= Poliforum Zamna =

Arena in Merida, Yucatan, Mexico

Poliforum Zamna is a 6,640-seat indoor multipurpose arena located in Merida, Yucatan, part of the Unidad Deportiva Kukulkan complex which also includes Estadios Carlos Iturralde and Kukulkan, the latter from which the arena's red coffered dome roof is viewable. All three venues were built during the 1980s; the Poliforum itself was built sometime in the mid-1980s, and when completed, it could hold as many as 12,000 spectators. Subsequent renovations, including the replacement of the original 1980s-style seating with wider and more comfortable seats, as well as improved handicapped access, have reduced the arena's maximum capacity for concerts, boxing and wrestling to 8,640. Another renovation to the arena took place in 2014, and saw its domed roof repainted white, and its exterior modernized.
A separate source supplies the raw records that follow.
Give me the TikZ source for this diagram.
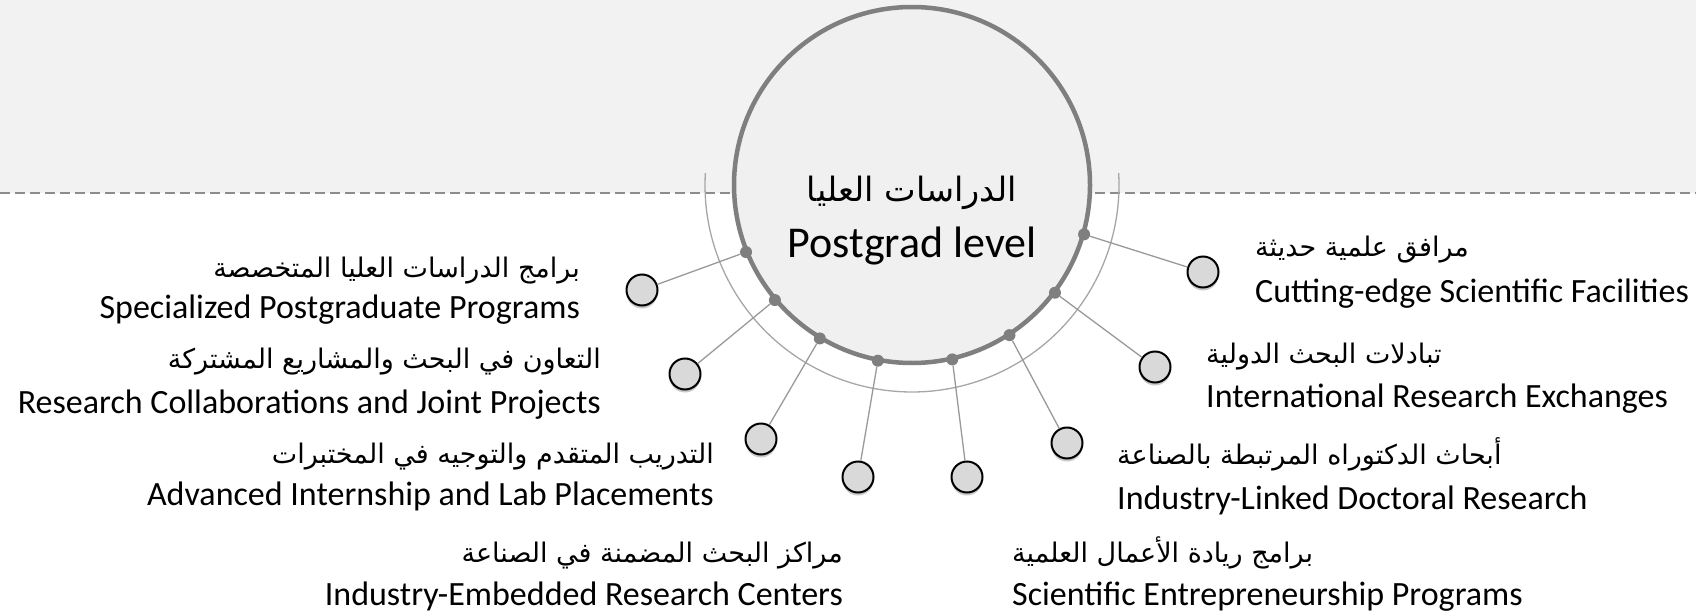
\documentclass[tikz,border=0pt]{standalone}
\usepackage{fontspec}
\setmainfont{Carlito}
\newfontfamily\arabicfont[Script=Arabic]{DejaVu Sans}
\TeXXeTstate=1
\usetikzlibrary{shadows,calc}
\definecolor{bgtop}{HTML}{F2F2F2}
\definecolor{hubfill}{HTML}{F0F0F0}
\definecolor{ringgray}{HTML}{7F7F7F}
\definecolor{dashgray}{HTML}{8C8C8C}
\definecolor{arcgray}{HTML}{A6A6A6}
\definecolor{conngray}{HTML}{999999}
\definecolor{bubfill}{HTML}{D9D9D9}
\tikzset{
  hub/.style={circle, draw=ringgray, line width=4.5pt, fill=hubfill, minimum size=356pt, inner sep=0pt},
  pin/.style={circle, fill=ringgray, minimum size=12pt, inner sep=0pt},
  bubble/.style={circle, draw=black, line width=2pt, fill=bubfill, minimum size=31pt, inner sep=0pt,
    drop shadow={shadow xshift=0pt, shadow yshift=-3pt, opacity=0.35, fill=black!60}},
  conn/.style={draw=conngray, line width=1.3pt},
  entxt/.style={inner sep=0pt, font=\fontsize{34}{40}\selectfont},
  artxt/.style={inner sep=0pt, font=\fontsize{27}{32}\selectfont\arabicfont},
  hubtxt/.style={inner sep=0pt, font=\fontsize{44}{50}\selectfont},
  hubar/.style={inner sep=0pt, font=\fontsize{33.5}{40}\selectfont\arabicfont},
}
\begin{document}
\begin{tikzpicture}[x=1pt,y=-1pt]
\useasboundingbox (0,0) rectangle (1696,615);
\fill[bgtop] (0,0) rectangle (1696,193);
\draw[dashgray, line width=2pt, dash pattern=on 10pt off 5pt] (0,193) -- (1696,193);
\coordinate (c) at (912,185);
\draw[arcgray, line width=1.3pt] (c) ++(183.3:207) arc[start angle=183.3, end angle=-3.3, radius=207];
\node[hub] (hub) at (c) {};
\node[hubar, anchor=base] (hubA) at (912,201) {\beginR الدراسات العليا\endR};
\node[hubtxt, anchor=base] (hubE) at (912,257) {Postgrad level};
% pins on the ring
\node[pin] (p1) at ($(c)+(158:179)$) {};
\node[pin] (p2) at ($(c)+(140:179)$) {};
\node[pin] (p3) at ($(c)+(121:179)$) {};
\node[pin] (p4) at ($(c)+(101:179)$) {};
\node[pin] (p5) at ($(c)+(77:179)$) {};
\node[pin] (p6) at ($(c)+(57:179)$) {};
\node[pin] (p7) at ($(c)+(37:179)$) {};
\node[pin] (p8) at ($(c)+(16:179)$) {};
% bubbles
\node[bubble] (bA) at (642,290) {};
\node[bubble] (bB) at (685,374) {};
\node[bubble] (bC) at (761,439) {};
\node[bubble] (bD) at (858,477) {};
\node[bubble] (bE) at (967,477) {};
\node[bubble] (bF) at (1067,443) {};
\node[bubble] (bG) at (1155,367) {};
\node[bubble] (bH) at (1203,272) {};
% connectors
\draw[conn] (p1) -- (bA);
\draw[conn] (p2) -- (bB);
\draw[conn] (p3) -- (bC);
\draw[conn] (p4) -- (bD);
\draw[conn] (p5) -- (bE);
\draw[conn] (p6) -- (bF);
\draw[conn] (p7) -- (bG);
\draw[conn] (p8) -- (bH);
% left labels
\node[artxt, anchor=base east] (aA) at (580,277) {\beginR برامج الدراسات العليا المتخصصة\endR};
\node[entxt, anchor=base east] (eA) at (580,318) {Specialized Postgraduate Programs};
\node[artxt, anchor=base east] (aB) at (601,368) {\beginR التعاون في البحث والمشاريع المشتركة\endR};
\node[entxt, anchor=base east] (eB) at (601,413) {Research Collaborations and Joint Projects};
\node[artxt, anchor=base east] (aC) at (714,463) {\beginR التدريب المتقدم والتوجيه في المختبرات\endR};
\node[entxt, anchor=base east] (eC) at (714,505) {Advanced Internship and Lab Placements};
\node[artxt, anchor=base east] (aD) at (843,562) {\beginR مراكز البحث المضمنة في الصناعة\endR};
\node[entxt, anchor=base east] (eD) at (843,605) {Industry-Embedded Research Centers};
% right labels
\node[artxt, anchor=base west] (aE) at (1012,562) {\beginR برامج ريادة الأعمال العلمية\endR};
\node[entxt, anchor=base west] (eE) at (1012,605) {Scientific Entrepreneurship Programs};
\node[artxt, anchor=base west] (aF) at (1117,464) {\beginR أبحاث الدكتوراه المرتبطة بالصناعة\endR};
\node[entxt, anchor=base west] (eF) at (1117,509) {Industry-Linked Doctoral Research};
\node[artxt, anchor=base west] (aG) at (1206,363) {\beginR تبادلات البحث الدولية\endR};
\node[entxt, anchor=base west] (eG) at (1206,407) {International Research Exchanges};
\node[artxt, anchor=base west] (aH) at (1255,256) {\beginR مرافق علمية حديثة\endR};
\node[entxt, anchor=base west] (eH) at (1255,302) {Cutting-edge Scientific Facilities};
\end{tikzpicture}
\end{document}
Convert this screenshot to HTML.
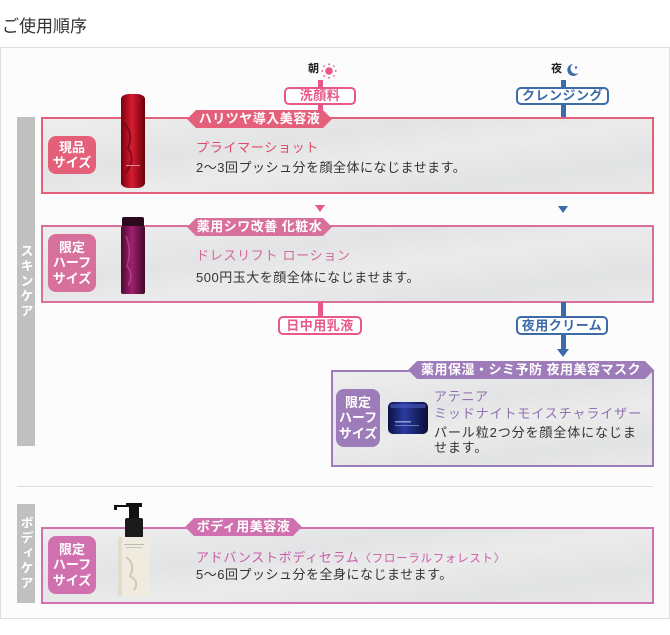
<!DOCTYPE html>
<html><head><meta charset="utf-8">
<style>
*{margin:0;padding:0;box-sizing:border-box}
body{width:670px;height:635px;background:#fff;position:relative;overflow:hidden;font-family:"Liberation Sans","Noto Sans CJK JP",sans-serif;color:#333}
.a{position:absolute}
.title{left:2px;top:16px;font-size:17px;line-height:21px;color:#333}
.outer{left:0;top:47px;width:670px;height:572px;border:1px solid #ddd;background:#fcfcfc}
.side{background:#c0c0c0;color:#fff;font-weight:bold;font-size:13px;writing-mode:vertical-rl;text-align:center;display:flex;align-items:center;justify-content:center;letter-spacing:2px}
.box{border:2px solid;background:linear-gradient(172deg,#eeeeee 0%,#e3e4e5 35%,#ebebeb 55%,#e2e3e4 80%,#e9e9e9 100%)}
.rib{color:#fff;font-weight:bold;font-size:13px;line-height:18px;height:18px;text-align:center;clip-path:polygon(0 50%,9px 0,calc(100% - 9px) 0,100% 50%,calc(100% - 9px) 100%,9px 100%);letter-spacing:0.5px}
.badge{color:#fff;font-weight:bold;font-size:13px;border-radius:8px;text-align:center;display:flex;flex-direction:column;justify-content:center;line-height:15.5px}
.lbl{background:#fff;border:2px solid;border-radius:5px;font-weight:bold;font-size:13px;line-height:14px;text-align:center;letter-spacing:0.5px}
.nm{font-size:13px;line-height:13px;white-space:nowrap;letter-spacing:0.7px}
.ds{font-size:13px;line-height:13px;white-space:nowrap;color:#333;letter-spacing:0.5px}
.vl{width:5px}
.tri{width:0;height:0;border-left:5.5px solid transparent;border-right:5.5px solid transparent;border-top:7px solid}
</style></head><body>
<div class="a title">ご使用順序</div>
<div class="a outer"></div>

<!-- side bars -->
<div class="a side" style="left:17px;top:117px;width:18px;height:329px">スキンケア</div>
<div class="a side" style="left:17px;top:504px;width:18px;height:99px">ボディケア</div>
<div class="a" style="left:17px;top:486px;width:636px;height:1px;background:#ddd"></div>

<!-- morning / night -->
<div class="a" style="left:308px;top:63px;font-size:11px;line-height:13px;font-weight:bold;color:#222">朝</div>
<svg class="a" style="left:321px;top:63px" width="16" height="16" viewBox="0 0 16 16">
<circle cx="8" cy="8" r="3.8" fill="#e8588a"/>
<g fill="#e8588a"><rect x="7.2" y="0.5" width="1.6" height="1.6"/><rect x="7.2" y="13.9" width="1.6" height="1.6"/><rect x="0.5" y="7.2" width="1.6" height="1.6"/><rect x="13.9" y="7.2" width="1.6" height="1.6"/><rect x="2.4" y="2.4" width="1.5" height="1.5"/><rect x="12.1" y="2.4" width="1.5" height="1.5"/><rect x="2.4" y="12.1" width="1.5" height="1.5"/><rect x="12.1" y="12.1" width="1.5" height="1.5"/></g></svg>
<div class="a" style="left:551px;top:63px;font-size:11px;line-height:13px;font-weight:bold;color:#222">夜</div>
<svg class="a" style="left:566px;top:63px" width="13" height="14" viewBox="0 0 13 14">
<path d="M7 1 A6 6 0 1 0 12.5 10 A5 5 0 0 1 7 1 Z" fill="#3b6ba8"/><circle cx="10" cy="4.5" r="1.2" fill="#3b6ba8"/></svg>

<!-- top connectors -->
<div class="a vl" style="left:318px;top:80px;height:38px;background:#e8588a"></div>
<div class="a vl" style="left:561px;top:80px;height:38px;background:#3b6ba8"></div>
<div class="a lbl" style="left:284px;top:87px;width:72px;height:18px;border-color:#e8588a;color:#e8588a">洗顔料</div>
<div class="a lbl" style="left:516px;top:87px;width:93px;height:18px;border-color:#3b6ba8;color:#3b6ba8">クレンジング</div>

<!-- box 1 -->
<div class="a box" style="left:41px;top:117px;width:613px;height:77px;border-color:#e4607a"></div>
<div class="a rib" style="left:187px;top:110px;width:145px;background:#e4607a">ハリツヤ導入美容液</div>
<div class="a badge" style="left:48px;top:136px;width:48px;height:38px;background:#e4607a"><span>現品</span><span>サイズ</span></div>
<svg class="a" style="left:120px;top:93px" width="26" height="96" viewBox="0 0 26 96">
<defs><linearGradient id="rb" x1="0" x2="1"><stop offset="0" stop-color="#7a0010"/><stop offset="0.45" stop-color="#d81c30"/><stop offset="1" stop-color="#6a000c"/></linearGradient></defs>
<rect x="1" y="1" width="24" height="94" rx="8" ry="5" fill="url(#rb)"/>
<path d="M4 30 Q14 40 8 55 Q16 65 6 80" stroke="#5a0010" stroke-width="2" fill="none" opacity="0.6"/>
<rect x="6" y="72" width="14" height="1" fill="#f0c0c0" opacity="0.7"/></svg>
<div class="a nm" style="left:196px;top:141px;color:#e04a68">プライマーショット</div>
<div class="a ds" style="left:196px;top:161px">2〜3回プッシュ分を顔全体になじませます。</div>

<!-- arrows between 1 and 2 -->
<div class="a tri" style="left:315px;top:205px;border-top-color:#e8588a"></div>
<div class="a tri" style="left:558px;top:206px;border-top-color:#3b6ba8"></div>

<!-- box 2 -->
<div class="a box" style="left:41px;top:225px;width:613px;height:78px;border-color:#d8709c"></div>
<div class="a rib" style="left:187px;top:218px;width:145px;background:#d8709c">薬用シワ改善 化粧水</div>
<div class="a badge" style="left:48px;top:234px;width:48px;height:58px;background:#d8709c"><span>限定</span><span>ハーフ</span><span>サイズ</span></div>
<svg class="a" style="left:120px;top:216px" width="26" height="80" viewBox="0 0 26 80">
<defs><linearGradient id="pb" x1="0" x2="1"><stop offset="0" stop-color="#4a0a30"/><stop offset="0.45" stop-color="#a02070"/><stop offset="1" stop-color="#40082a"/></linearGradient></defs>
<rect x="2" y="1" width="22" height="10" rx="2" fill="#2a0a1c"/>
<rect x="1" y="10" width="24" height="68" rx="2" fill="url(#pb)"/>
<path d="M6 20 Q12 35 7 50 Q14 58 8 70" stroke="#d070a8" stroke-width="1.5" fill="none" opacity="0.5"/></svg>
<div class="a nm" style="left:196px;top:249px;color:#d4689a">ドレスリフト ローション</div>
<div class="a ds" style="left:196px;top:271px">500円玉大を顔全体になじませます。</div>

<!-- connectors below box 2 -->
<div class="a vl" style="left:318px;top:302px;height:15px;background:#e8588a"></div>
<div class="a vl" style="left:561px;top:302px;height:48px;background:#3b6ba8"></div>
<div class="a tri" style="left:557px;top:349px;border-left-width:6.5px;border-right-width:6.5px;border-top-width:8px;border-top-color:#3b6ba8"></div>
<div class="a lbl" style="left:278px;top:316px;width:84px;height:19px;border-color:#e8588a;color:#e8588a;line-height:15px">日中用乳液</div>
<div class="a lbl" style="left:516px;top:316px;width:92px;height:19px;border-color:#3b6ba8;color:#3b6ba8;line-height:15px">夜用クリーム</div>

<!-- box 3 -->
<div class="a box" style="left:331px;top:370px;width:323px;height:97px;border-color:#9d7cb9"></div>
<div class="a rib" style="left:408px;top:361px;width:246px;background:#9d7cb9">薬用保湿・シミ予防 夜用美容マスク</div>
<div class="a badge" style="left:336px;top:389px;width:44px;height:58px;background:#9d7cb9"><span>限定</span><span>ハーフ</span><span>サイズ</span></div>
<svg class="a" style="left:387px;top:401px" width="42" height="34" viewBox="0 0 42 34">
<defs><linearGradient id="jb" x1="0" x2="1"><stop offset="0" stop-color="#0c1040"/><stop offset="0.4" stop-color="#2a3aa0"/><stop offset="1" stop-color="#0a0e38"/></linearGradient></defs>
<rect x="1" y="1" width="40" height="32" rx="5" fill="url(#jb)"/>
<rect x="3" y="3" width="36" height="4" rx="2" fill="#4a5ac0" opacity="0.6"/>
<rect x="8" y="20" width="16" height="1.5" fill="#c0c8f0" opacity="0.7"/><rect x="8" y="24" width="24" height="1" fill="#c0c8f0" opacity="0.5"/></svg>
<div class="a nm" style="left:434px;top:390px;color:#9070b0">アテニア</div>
<div class="a nm" style="left:434px;top:407px;color:#9070b0;letter-spacing:0.9px">ミッドナイトモイスチャライザー</div>
<div class="a ds" style="left:434px;top:426px;letter-spacing:0.9px">パール粒2つ分を顔全体になじま</div>
<div class="a ds" style="left:434px;top:441px;letter-spacing:0.9px">せます。</div>

<!-- box 4 -->
<div class="a box" style="left:41px;top:527px;width:613px;height:77px;border-color:#d070ae"></div>
<div class="a rib" style="left:185px;top:518px;width:117px;background:#d070ae">ボディ用美容液</div>
<div class="a badge" style="left:48px;top:536px;width:48px;height:58px;background:#d070ae"><span>限定</span><span>ハーフ</span><span>サイズ</span></div>
<svg class="a" style="left:112px;top:502px" width="40" height="95" viewBox="0 0 40 95">
<path d="M2 3 L2 8 L5 8 L5 5 L30 5 L30 1 L14 1 L14 3 Z" fill="#111"/>
<rect x="17" y="5" width="10" height="12" fill="#111"/>
<rect x="13" y="16" width="18" height="20" rx="2" fill="#1a1a1a"/>
<rect x="6" y="35" width="32" height="59" rx="4" fill="#efebde"/>
<rect x="6" y="35" width="4" height="59" fill="#d8d2c0" opacity="0.6"/>
<rect x="12" y="42" width="20" height="1" fill="#999" opacity="0.6"/><rect x="14" y="45" width="16" height="1" fill="#999" opacity="0.5"/>
<path d="M14 55 Q24 62 18 74 Q28 80 22 88" stroke="#cfc8b4" stroke-width="2" fill="none"/></svg>
<div class="a nm" style="left:196px;top:551px;color:#cc5ca8">アドバンストボディセラム<span style="font-size:11.5px">〈フローラルフォレスト〉</span></div>
<div class="a ds" style="left:196px;top:568px">5〜6回プッシュ分を全身になじませます。</div>
</body></html>
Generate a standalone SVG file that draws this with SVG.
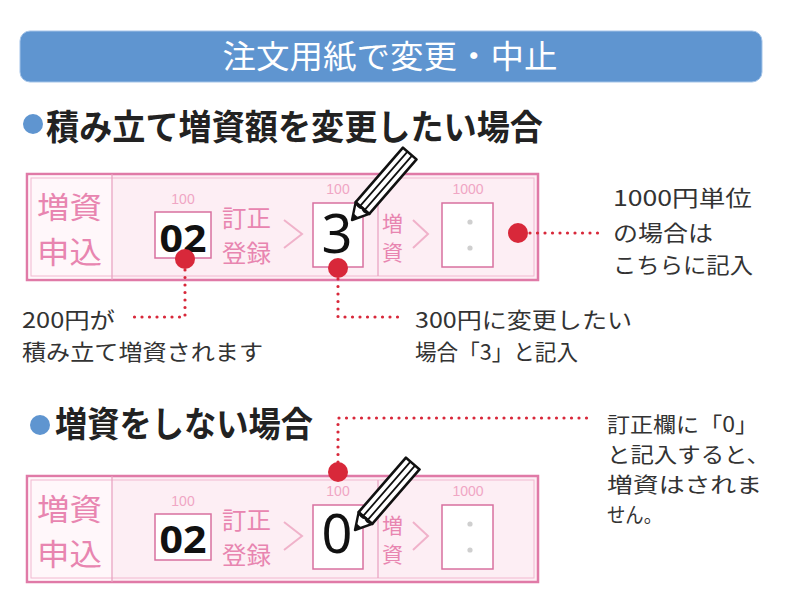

In that same renovation, a new scoreboard was installed and new LED lighting replaced older lighting.

In addition to the aforementioned events, the Poliforum Zamna is also used for rodeos, basketball, ice events including ice shows and hockey, and circuses, among other events. The arena now competes with the Yucatan Siglo XXI Convention Centre for large-scale indoor events. Rocio Durcal, Timbiriche, Vicente Fernandez, Gloria Trevi, Veronica Castro, Maribel Guardia, Pepe Aguilar, Mana, Thalia, Lorena Herrera, Banda el Recodo and many others have performed here in its over 30-year history.